Beranda DESTINASI WISATA Taman Nasional Way Kambas, Laboratorium Konservasi Gajah Sumatera dan Pusat Ekologi Terpadu di Lampung
DESTINASI WISATA

Taman Nasional Way Kambas, Laboratorium Konservasi Gajah Sumatera dan Pusat Ekologi Terpadu di Lampung

Gambar : Liputan6

Wisatarakyat.com – Taman Nasional Way Kambas (TNWK) di Lampung kerap dikenal sebagai rumah bagi gajah sumatera. Namun lebih dari itu, kawasan konservasi seluas 130 ribu hektare ini merupakan salah satu landscape ekologis terpenting di Indonesia yang telah berfungsi sebagai benteng terakhir satwa kunci Sumatera selama hampir satu abad.

Terletak di Kabupaten Lampung Timur dan sebagian Lampung Tengah, Way Kambas berada di dataran rendah dengan ketinggian 0–60 mdpl. Kawasan ini telah ditetapkan sebagai cagar alam sejak 1937 oleh Pemerintah Hindia Belanda, menjadikannya salah satu pusat pelestarian satwa tertua di Nusantara.

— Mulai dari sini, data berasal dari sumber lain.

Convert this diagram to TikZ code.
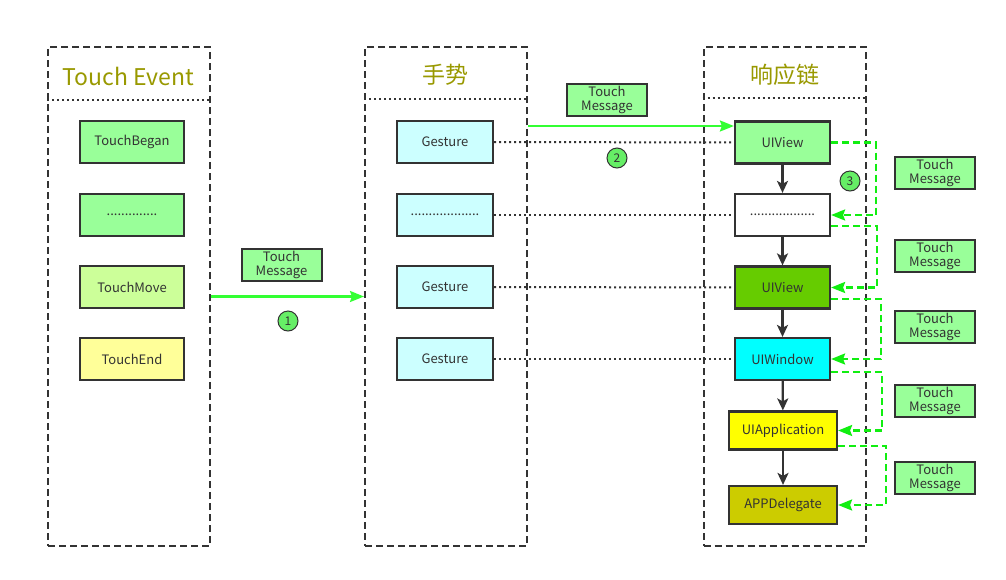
\documentclass[tikz,border=0pt]{standalone}
\usepackage{fontspec}
\setmainfont{Noto Sans CJK SC}
\usetikzlibrary{arrows.meta,positioning,calc}
\definecolor{titleol}{HTML}{999900}
\definecolor{ink}{HTML}{333333}
\definecolor{msggreen}{HTML}{99FF99}
\definecolor{movegreen}{HTML}{CCFF99}
\definecolor{endyellow}{HTML}{FFFF99}
\definecolor{gestcyan}{HTML}{CCFFFF}
\definecolor{viewgreen}{HTML}{66CC00}
\definecolor{wincyan}{HTML}{00FFFF}
\definecolor{appyellow}{HTML}{FFFF00}
\definecolor{appdel}{HTML}{CCCC00}
\definecolor{arrgreen}{HTML}{33FF33}
\definecolor{dashgreen}{HTML}{11EE11}
\definecolor{numgreen}{HTML}{66EE66}
\tikzset{
    colbox/.style={draw=ink, line width=2pt, dash pattern=on 7pt off 4pt, minimum width=162, minimum height=499, inner sep=0pt},
    sepline/.style={ink, line width=2pt, dash pattern=on 2pt off 3pt},
    coltitle/.style={text=titleol, font=\fontsize{23}{26}\selectfont},
    evbox/.style={draw=ink, line width=2.2pt, text=ink, font=\fontsize{13}{15}\selectfont, minimum width=104, minimum height=42, inner sep=0pt},
    gsbox/.style={evbox, fill=gestcyan, minimum width=96},
    chbox/.style={evbox, minimum width=95},
    msgbox/.style={draw=ink, line width=2pt, fill=msggreen, text=ink, font=\fontsize{13}{14}\selectfont, align=center, minimum width=80, minimum height=32, inner sep=0pt},
    numcirc/.style={circle, draw=ink, line width=1pt, fill=numgreen, text=ink, font=\fontsize{12}{13}\selectfont, minimum size=20, inner sep=0pt},
    dotline/.style={ink, line width=2pt, dash pattern=on 2pt off 3pt},
    chainarrow/.style={ink, line width=2.2pt, -{Stealth[length=12pt,width=11pt,inset=3pt]}},
    pusharrow/.style={arrgreen, line width=2.2pt, -{Stealth[length=14pt,width=11pt,inset=2pt]}},
    backarrow/.style={dashgreen, line width=2.2pt, dash pattern=on 7pt off 4pt, -{Stealth[length=14pt,width=11pt,inset=2pt]}}
}
\begin{document}
\begin{tikzpicture}[x=1pt,y=-1pt]
    \useasboundingbox[fill=white] (0,0) rectangle (1006,579);

    \node [colbox] (evcol) at (129,296.5) {};
    \node [colbox] (gscol) at (446,296.5) {};
    \node [colbox] (chcol) at (784.5,296.5) {};

    \draw [sepline] (evcol.west |- 0,100) -- (evcol.east |- 0,100);
    \draw [sepline] (gscol.west |- 0,99) -- (gscol.east |- 0,99);
    \draw [sepline] (chcol.west |- 0,98) -- (chcol.east |- 0,98);

    \node [coltitle] (evtitle) at (128,76) {Touch Event};
    \node [coltitle] (gstitle) at (445,75) {手势};
    \node [coltitle] (chtitle) at (785,75) {响应链};

    \node [evbox, fill=msggreen]  (began) at (132,142) {TouchBegan};
    \node [evbox, fill=msggreen]  (evdots) at (132,215) {..............};
    \node [evbox, fill=movegreen] (move)  at (132,287) {TouchMove};
    \node [evbox, fill=endyellow] (end)   at (132,359) {TouchEnd};

    \node [gsbox] (gs1) at (445,142) {Gesture};
    \node [gsbox] (gsdots) at (445,215) {...................};
    \node [gsbox] (gs3) at (445,287) {Gesture};
    \node [gsbox] (gs4) at (445,359) {Gesture};

    \node [chbox, fill=msggreen]  (uiv1)  at (782.5,142.5) {UIView};
    \node [chbox, fill=white]     (chdots) at (782.5,215) {..................};
    \node [chbox, fill=viewgreen] (uiv2)  at (782.5,287.5) {UIView};
    \node [chbox, fill=wincyan]   (uiwin) at (782.5,359) {UIWindow};
    \node [chbox, fill=appyellow, minimum width=108, minimum height=38] (uiapp) at (783,430.5) {UIApplication};
    \node [chbox, fill=appdel, minimum width=108, minimum height=38] (appd) at (783,505) {APPDelegate};

    \draw [dotline] (gs1) -- (uiv1);
    \draw [dotline] (gsdots) -- (chdots);
    \draw [dotline] (gs3) -- (uiv2);
    \draw [dotline] (gs4) -- (uiwin);

    \draw [chainarrow] (uiv1) -- (chdots);
    \draw [chainarrow] (chdots) -- (uiv2);
    \draw [chainarrow] (uiv2) -- (uiwin);
    \draw [chainarrow] (uiwin) -- (uiapp);
    \draw [chainarrow] (uiapp) -- (appd);

    \node [msgbox] (msg1) at (281.5,265) {Touch\\Message};
    \node [numcirc] (num1) at (288,321) {1};
    \draw [pusharrow] (evcol.east) -- (gscol.west);

    \coordinate (in2) at ($(uiv1.west)+(0,-16.5)$);
    \node [msgbox] (msg2) at (607,100) {Touch\\Message};
    \node [numcirc] (num2) at (617,158) {2};
    \draw [pusharrow] (gscol.east |- in2) -- (in2);

    \node [numcirc] (num3) at (850,181) {3};
    \node [msgbox] (back1) at (935,173) {Touch\\Message};
    \node [msgbox] (back2) at (935,256) {Touch\\Message};
    \node [msgbox] (back3) at (935,327) {Touch\\Message};
    \node [msgbox] (back4) at (935,401) {Touch\\Message};
    \node [msgbox] (back5) at (935,478) {Touch\\Message};

    \draw [backarrow] (uiv1.east) -- ++(45,0) |- (chdots.east);
    \draw [backarrow] ($(chdots.east)+(0,11)$) -- ++(46,0) |- (uiv2.east);
    \draw [backarrow] ($(uiv2.east)+(0,11.5)$) -- ++(50,0) |- (uiwin.east);
    \draw [backarrow] ($(uiwin.east)+(0,13)$) -- ++(51,0) |- (uiapp.east);
    \draw [backarrow] ($(uiapp.east)+(0,15.5)$) -- ++(48,0) |- (appd.east);
\end{tikzpicture}
\end{document}
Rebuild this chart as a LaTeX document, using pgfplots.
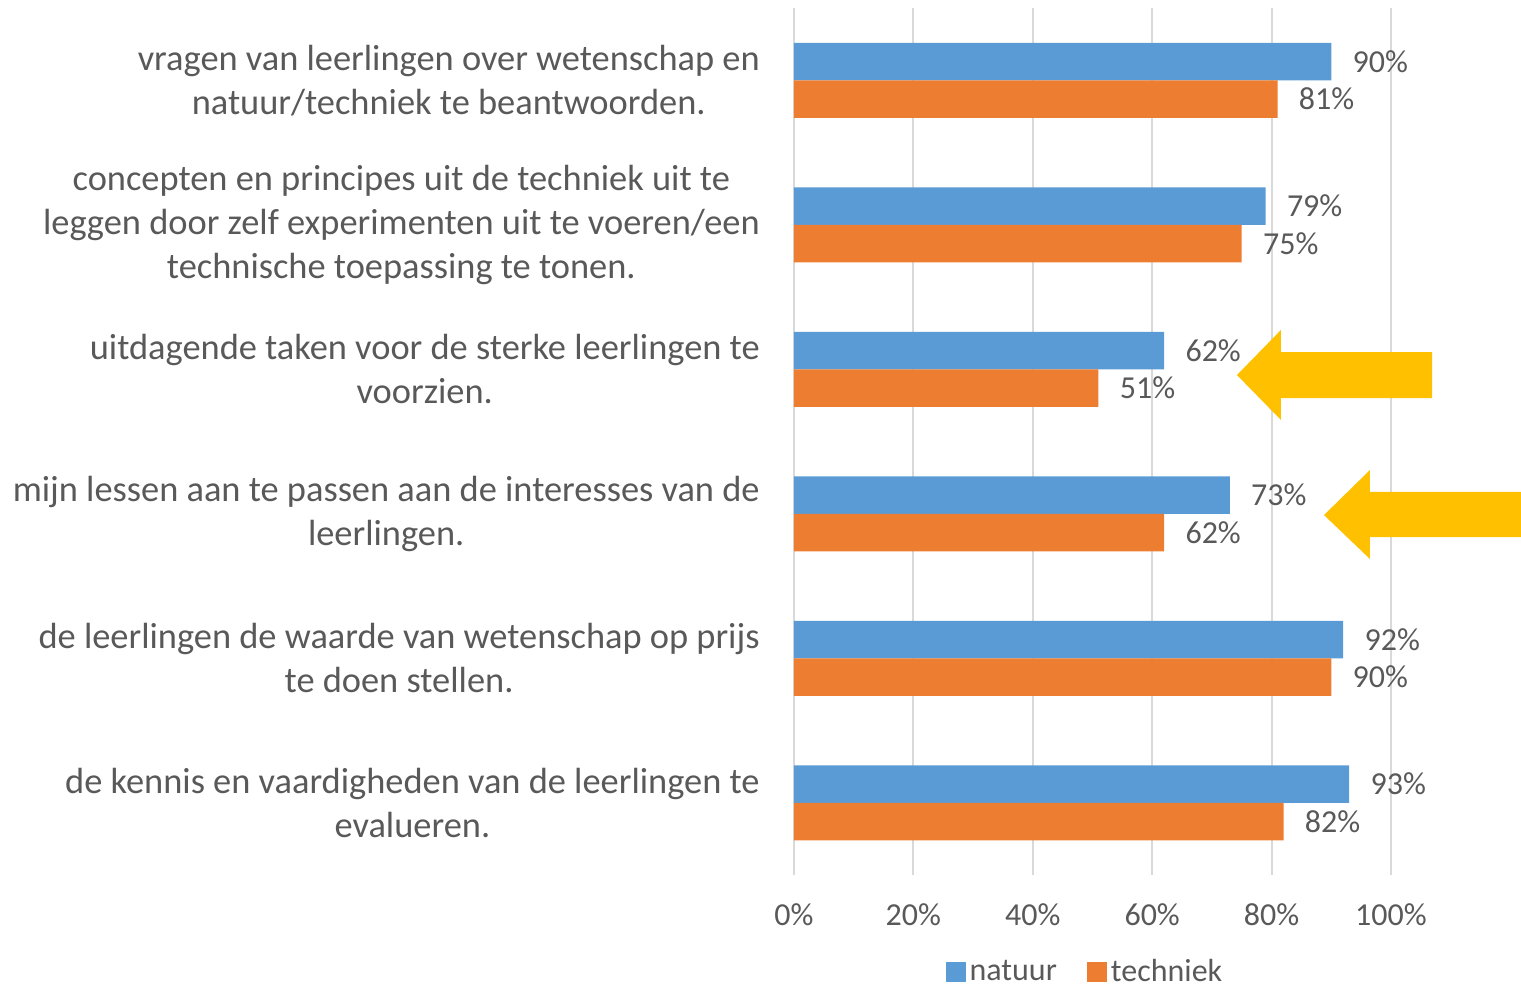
\documentclass[border=0pt]{standalone}
\usepackage{pgfplots}
\pgfplotsset{compat=1.18}
\usepackage{fontspec}
\setmainfont{Carlito}
\definecolor{cblue}{HTML}{5B9BD5}
\definecolor{corange}{HTML}{ED7D31}
\definecolor{cgrid}{HTML}{D9D9D9}
\definecolor{ctext}{HTML}{595959}
\definecolor{cyellow}{HTML}{FFC000}
\begin{document}
\begin{tikzpicture}
\useasboundingbox (-397pt,-57.5pt) rectangle (363.5pt,437.5pt);
\begin{axis}[
  at={(0,0)}, anchor=south west,
  scale only axis,
  width=298.5pt, height=433.5pt,
  xbar=0pt, bar width=18.75pt,
  xmin=0, xmax=100,
  ymin=-0.5, ymax=5.5,
  y dir=reverse,
  ytick={0,1,2,3,4,5},
  yticklabels={
    {vragen van leerlingen over wetenschap en\\natuur/techniek te beantwoorden.},
    {concepten en principes uit de techniek uit te\\leggen door zelf experimenten uit te voeren/een\\technische toepassing te tonen.},
    {uitdagende taken voor de sterke leerlingen te\\voorzien.},
    {mijn lessen aan te passen aan de interesses van de\\leerlingen.},
    {de leerlingen de waarde van wetenschap op prijs\\te doen stellen.},
    {de kennis en vaardigheden van de leerlingen te\\evalueren.}
  },
  yticklabel style={align=center, font=\fontsize{18.2}{22}\selectfont, text=ctext, inner sep=0pt, anchor=east, xshift=-17pt},
  xtick={0,20,40,60,80,100},
  xticklabels={0\%,20\%,40\%,60\%,80\%,100\%},
  xticklabel style={font=\fontsize{16}{19}\selectfont, text=ctext, inner sep=0pt, anchor=center, yshift=-20pt},
  xmajorgrids,
  grid style={draw=cgrid, line width=1pt},
  axis line style={draw=none},
  major tick length=0pt,
  clip=false,
  nodes near coords={\pgfmathprintnumber[assume math mode=true]{\pgfplotspointmeta}\%},
  nodes near coords style={font=\fontsize{16}{19}\selectfont, text=ctext, anchor=west, inner sep=0pt, xshift=10.5pt},
  legend style={at={(0.489,-0.112)}, anchor=center, draw=none, fill=none,
    legend columns=2, font=\fontsize{16}{19}\selectfont, text=ctext,
    /tikz/every even column/.append style={column sep=13pt}},
  legend image code/.code={\fill[#1,draw=none] (0pt,-5pt) rectangle (10pt,5pt);},
]
\addplot[fill=cblue, draw=none, bar shift=9.375pt] coordinates {(90,0) (79,1) (62,2) (73,3) (92,4) (93,5)};
\addplot[fill=corange, draw=none, bar shift=-9.375pt] coordinates {(81,0) (75,1) (51,2) (62,3) (90,4) (82,5)};
\legend{natuur, techniek}
\fill[cyellow] (axis cs:74.2,2.040) -- (axis cs:81.57,1.728) -- (axis cs:81.57,1.881) -- (axis cs:106.87,1.881) -- (axis cs:106.87,2.199) -- (axis cs:81.57,2.199) -- (axis cs:81.57,2.351) -- cycle;
\fill[cyellow] (axis cs:88.78,3.009) -- (axis cs:96.48,2.697) -- (axis cs:96.48,2.849) -- (axis cs:121.78,2.849) -- (axis cs:121.78,3.161) -- (axis cs:96.48,3.161) -- (axis cs:96.48,3.313) -- cycle;
\end{axis}
\end{tikzpicture}
\end{document}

Dengan kombinasi hutan hujan dataran rendah, hutan rawa, mangrove, dan hutan pantai, Way Kambas menyimpan keanekaragaman hayati yang tidak hanya penting bagi Sumatera, tetapi juga bagi stabilitas ekologi global.

1. Kawasan Konservasi Gajah Sumatera Tertua yang Masih Berfungsi Hingga Kini

Sejak awal penetapannya sebagai kawasan perlindungan, Way Kambas memiliki reputasi kuat sebagai habitat alami gajah sumatera. Pada era 1930-an, pembukaan hutan dan perburuan mulai mengancam populasi satwa besar tersebut, sehingga wilayah Way Kambas dipilih sebagai lokasi perlindungan.

Status kawasan terus ditingkatkan hingga akhirnya diresmikan sebagai taman nasional pada 1989. Konsistensi perlindungan inilah yang membuat TNWK menjadi kawasan konservasi gajah tertua yang masih beroperasi dan berkembang hingga sekarang.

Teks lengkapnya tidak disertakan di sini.